Defraying the Cost of Ignorance

This week has been an instructive one for the people of Boston and, as they say, education don't come cheap.

I suspect by now everyone's heard of the ad campaign for the Aqua Teen Hunger Force movie and how it tied up the city of Boston for a day and incurred about a million dollars in expense. I have no idea how they arrived at that figure, but that would be the day's salary for some 6500 people who made $50,000 a year. If there were fewer than that involved, maybe they all got real good lunches like the movie people do.

I think some of that cost may be for shame reduction.

Until this story broke I'd never heard of theƂ  Aqua Teen Hunger Force, but I'm hardly in their demographic. I guess I'd seen Frylock around, the box of french fries guy, but I had no idea who he was, so the little guy waving his finger who caused all the fuss might have struck me as an object of curiosity had I seen him all lit up hanging from the bottom of a bridge.

I'm not sure I would have called a cop about it, but I keep forgetting that half of the US population is living in a constant state of barely-manageable fear. Had I seen one of the devices up close, again, I'm not sure I would have reported it to the authorities, but from what I've been able to gather I probably would have recognized it for what it was, a collection of LEDs.

On Fox News, of course, they kept talking about circuit boards, which I guess also frighten their viewers. Later on, kids on the Internet dismissed it as a Light Bright, a toy I know about but was too old to play with. The truth, as usual, lays somewhere between the horrifying circuit board and some kid's toy, but I suspect it lays closer to the toy than anything else and I doubt the device was any more frightening than those message boards we used to have at work to advertise our loan rates.

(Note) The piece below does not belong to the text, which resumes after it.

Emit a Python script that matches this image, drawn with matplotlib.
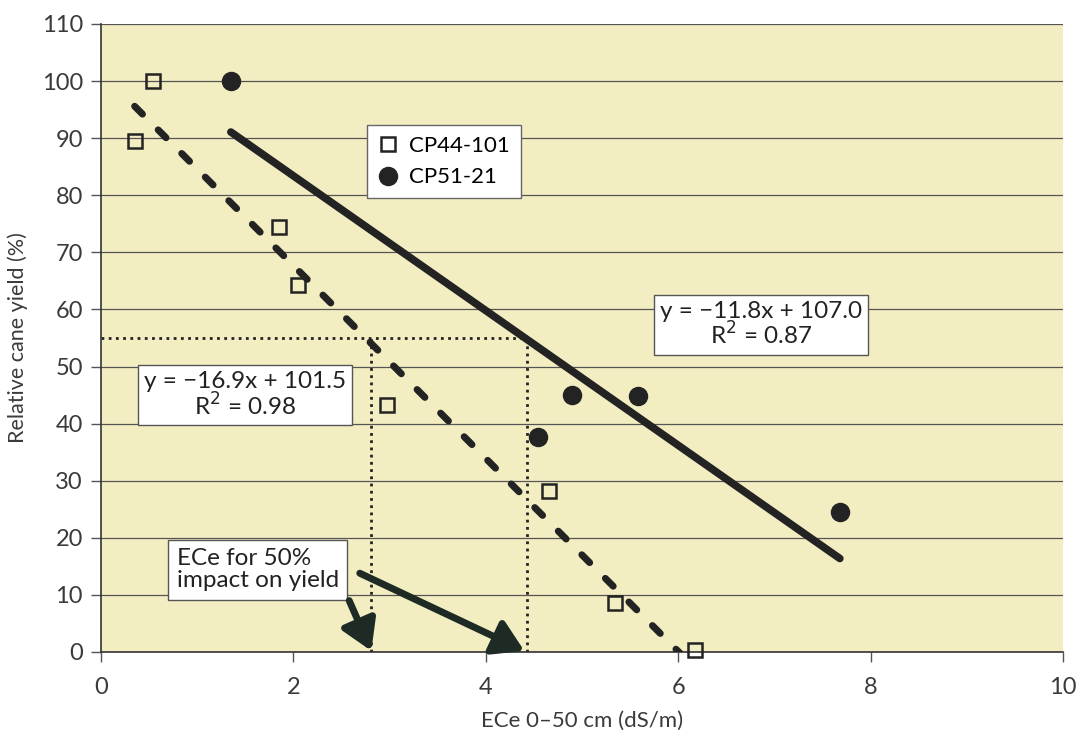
import matplotlib
matplotlib.use('Agg')
import matplotlib.pyplot as plt
import numpy as np

plt.rcParams['font.family'] = ['Lato', 'DejaVu Sans']

# CP44-101 (open squares)
ece_44 = [0.54, 0.35, 1.85, 2.05, 2.97, 4.66, 5.34, 6.17]
yield_44 = [100, 89.5, 74.4, 64.3, 43.3, 28.2, 8.6, 0.4]
# CP51-21 (filled circles)
ece_51 = [1.35, 4.54, 4.90, 5.58, 7.68]
yield_51 = [100, 37.7, 45.1, 44.9, 24.5]

# trend lines
slope_44, icpt_44 = -16.9, 101.5
slope_51, icpt_51 = -11.8, 107.0

# 50% impact guide values
impact_y = 55
impact_x = [2.81, 4.43]

bg = '#f3edc2'
dark = '#232323'

fig = plt.figure(figsize=(10.81, 7.42), dpi=100)
ax = fig.add_axes([0.0934, 0.1213, 0.89, 0.8464])
ax.set_facecolor(bg)

ax.set_xlim(0, 10)
ax.set_ylim(0, 110)
ax.set_xticks(np.arange(0, 11, 2))
ax.set_yticks(np.arange(0, 111, 10))
ax.yaxis.grid(True, color='#555555', linewidth=0.9)
ax.set_axisbelow(True)

for s in ['top', 'right']:
    ax.spines[s].set_visible(False)
for s in ['left', 'bottom']:
    ax.spines[s].set_color('#333333')
    ax.spines[s].set_linewidth(1.2)
ax.tick_params(direction='out', length=7, width=1, colors='#555555',
               labelsize=17, labelcolor='#3a3a3a', pad=6)
ax.tick_params(axis='x', pad=11)

ax.set_ylabel('Relative cane yield (%)', fontsize=15.5, color='#3a3a3a', labelpad=10)
ax.set_xlabel('ECe 0\u201350 cm (dS/m)', fontsize=16, color='#3a3a3a', labelpad=9)

# dotted guides
ax.plot([0, impact_x[1]], [impact_y, impact_y], color=dark, linestyle=(0, (1, 1.6)),
        linewidth=2, zorder=2)
for xv in impact_x:
    ax.plot([xv, xv], [0, impact_y], color=dark, linestyle=(0, (1, 1.6)),
            linewidth=2, zorder=2)

# trend lines
x44 = np.array([min(ece_44), max(ece_44)])
ax.plot(x44, slope_44 * x44 + icpt_44, color=dark, linewidth=5,
        dashes=(1.6, 3.2), dash_capstyle='round', zorder=3, clip_on=True)
x51 = np.array([min(ece_51), max(ece_51)])
ax.plot(x51, slope_51 * x51 + icpt_51, color=dark, linewidth=5.5,
        solid_capstyle='round', zorder=3)

# data
ax.plot(ece_44, yield_44, linestyle='none', marker='s', markersize=10.5,
        markerfacecolor='none', markeredgecolor=dark, markeredgewidth=1.8,
        label='CP44-101', zorder=4, clip_on=False)
ax.plot(ece_51, yield_51, linestyle='none', marker='o', markersize=13,
        markerfacecolor=dark, markeredgecolor=dark, label='CP51-21', zorder=4)

leg = ax.legend(loc='upper left', bbox_to_anchor=(0.2765, 0.839), borderaxespad=0,
                fancybox=False, framealpha=1, edgecolor='#666666', fontsize=16,
                handletextpad=0.5, handlelength=0.9, labelspacing=0.5,
                borderpad=0.5)
leg.get_frame().set_linewidth(1)

box = dict(boxstyle='square,pad=0.25', facecolor='white', edgecolor='#555555', linewidth=1)
ax.text(1.50, 45.0, 'y = \u221216.9x + 101.5\nR$^2$ = 0.98', ha='center', va='center',
        fontsize=17.5, color='#222222', bbox=box, zorder=5, linespacing=1.0)
ax.text(6.86, 57.3, 'y = \u221211.8x + 107.0\nR$^2$ = 0.87', ha='center', va='center',
        fontsize=17.5, color='#222222', bbox=box, zorder=5, linespacing=1.0)
box3 = dict(boxstyle='square,pad=0.35', facecolor='white', edgecolor='#555555', linewidth=1)
ax.text(1.63, 14.4, 'ECe for 50%\nimpact on yield', ha='center', va='center',
        multialignment='left', fontsize=17.5, color='#222222', bbox=box3, zorder=5,
        linespacing=1.05)

# arrows
arrow = dict(arrowstyle='-|>,head_length=0.9,head_width=0.55', color='#1e2a24',
             linewidth=5, shrinkA=0, shrinkB=0, mutation_scale=20)
ax.annotate('', xy=(2.81, 0.2), xytext=(2.58, 9.0), arrowprops=arrow, zorder=6)
ax.annotate('', xy=(4.40, 0.2), xytext=(2.69, 13.8), arrowprops=arrow, zorder=6)

fig.savefig('out.png', dpi=100)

Even allowing for the first person who saw this to panic and call the authorities. a person I'm sure sleeps poorly, the escalation of the event is shameful. I might have been concerned, too, but I think my response would have been closer to that of seeing a lizard in the back yard or a mouse scurry across the floor than anything else. When those things happen, I jump and am startled, but a moment later I calm down. There's the initial fear, but I think that has more to do with instinct than anything else and is out of my control. As soon as it passes, about one or two heartbeats, I'm my more usual calm self.

I might have looked more closely at the thing and recognized it for what it was. No, not an ad campaign, but a harmless bit of electrical gadgetry. From the pitctures I've seen, I haven't seen any evidence of anything bulky enough to contain any quantity of explosive big enough to do anything, but the city's response to the thing scares me more than the device itself.

Fine, Joe Citizen freaks out. That's to be expected. Not only are half the people eager to swallow ever-increasing helpings of fear, but half are below average in intelligence. What astounds me isn't Joe's reaction, but that of the Boston's finest. I'm certainly no expert, not like the members of Boston's vaunted bomb sqauad, but I can't imagine how anyone trained to deal with explosives could have taken more than a minute before shrugging his or her shoulders, laughing, and giving the "safe" sign. Sure, they don't know what it is at first, but aren't these people supposed to know more about bombs and bombing devices than, say, me?

So now the city's suing. That doesn't surpise me, but I think it's more to save face than anything else.